Bu süreçte tüm ekonomik birimlerin soğukkanlı davranması ve ekonomi yönetimi ilgili kesimlerle iletişim kanalları açık tutmaları gerektiğinin altını çizen İbrahim Güran Yumuşak, şöyle devam etti: “Zira buna benzer müdahalelerin seçime kadar hatta bir ölçüde seçimden sonra da devam edebileceği ihtimaline karşılık tutarlı ve sürdürülebilir politikalar tercih edilmelidir. Şüphesiz döviz kurlarındaki artışın kısa ve orta vadede bazı etkileri olacaktır ancak Türkiye ekonomisinin ve halkının gücü ve basireti bu tür manipülasyonları aşacak güçtedir. Nitekim ekonomik veriler bunun destekler mahiyette gelişmektedir.”

Hedef Türkiye’yi zayıf düşürmek

Bu hafta benzer ataklar yapılabileceğine de dikkat çeken Prof. Dr. ibrahim Güran Yumuşak, “Ancak bu konuda hem ekonomik birimler hem de vatandaşlarımız oldukça tecrübelidirler. Yerel seçim süreci atlatıldıktan sonra uzun bir süre siyasete müdahale edilebilecek bir takvim söz konusu değildir. Dolayısıyla son bir hamle yaparak hem bundan kazanç sağlamak hem de Türkiye ekonomisine zarar vermek hedeflenmiş olabilir”uyarısında bulundu.

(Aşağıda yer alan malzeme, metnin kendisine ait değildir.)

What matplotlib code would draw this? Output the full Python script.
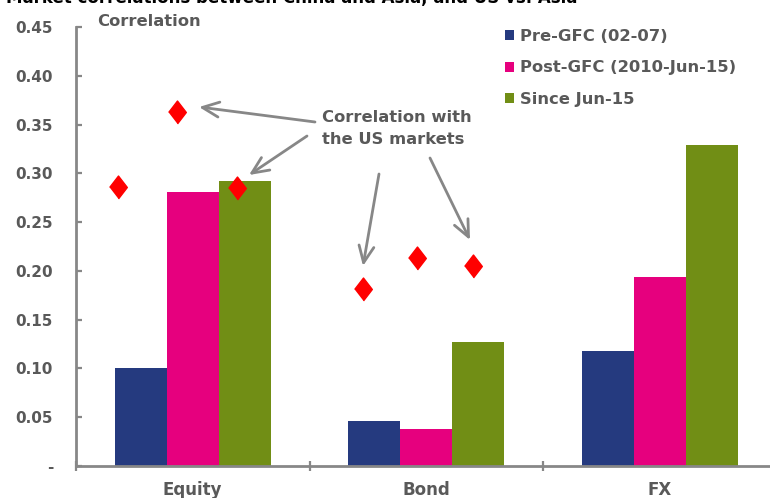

Geçen yılki gibi bir vurgun hayal ediyorlar

Ağustos 2018’de döviz kuru üzerinden Türkiye’yi hedef alan operasyonda birçok yabancı banka haksız kazanç elde ederken, Türk şirketlerine ait hisse senetlerinde büyük bir değer kaybı yaşandı. Döviz kurunu speküle eden kesimler, servetlerine servet katarken, kurların yükselmesinden kaynaklı zamlar hem enflasyonu yükseltti hem de milletin cebinden milyarlarca dolarlık fazla para çıkmasına neden olundu. Geçen yılki dolar saldırısında büyük vurgun yaptığı iddia edilen İngiliz bankası HSBC, Türkiye’de bir günde 120 milyon dolar kazandı.

JP Morgan’a şaşırmadık

Geçen hafta spekülatif bir yorumla Türkiye’yi hedef alan ABD yatırım bankası JP Morgan da, geçen yılki kur saldırısında kasasını dolduran bankalardan biriydi. 30 Nisan 2018 tarihinde Borsa endeksi yaklaşık %3,55’lik bir düşüş yaşadı. Borsa endeksindeki bu düşüş faiz, döviz kuru ve enflasyon üzerinden de olumsuz etki yaptı. Ankara’da konuya ilişkin yapılan araştırmada, JP Morgan unvanlı ABD merkezli uluslararası bir yatırım bankasının, sistematik bir biçimde aynı anda tüm hisselerde yoğun satışa geçtiği; bu yoğun satışların özellikle saat 17:30’dan sonra artırıldığı görüldü. Yapılan araştırmada JP Morgan’ın bu yolla sadece bir günde hatta birkaç saat içinde 17 milyon TL haksız kazanç elde ettiği ortaya çıktı.
 

Derecelendirme kuruluşları da saldırabilir

JP Morgan’ın 30 Nisan 2018’de borsada yaptığı saldırıdan bir gün sonra, yani 01 Mayıs 2018 tarihinde ise ABD merkezle derecelendirme kuruluşu Standart & Poor’s, Türkiye’nin kredi notuna ilişkin olumsuz bir açıklama yaparak saldırının etkilerinin derinleşmesine neden oldu. Türkiye’nin seçime gittiği bir ortamda, geçen yılki saldırılara benzer girişimlerde bulunan kesimlerin, kurları yükselterek haksız kazanç elde etmeye çalışması dikkat çekiyor.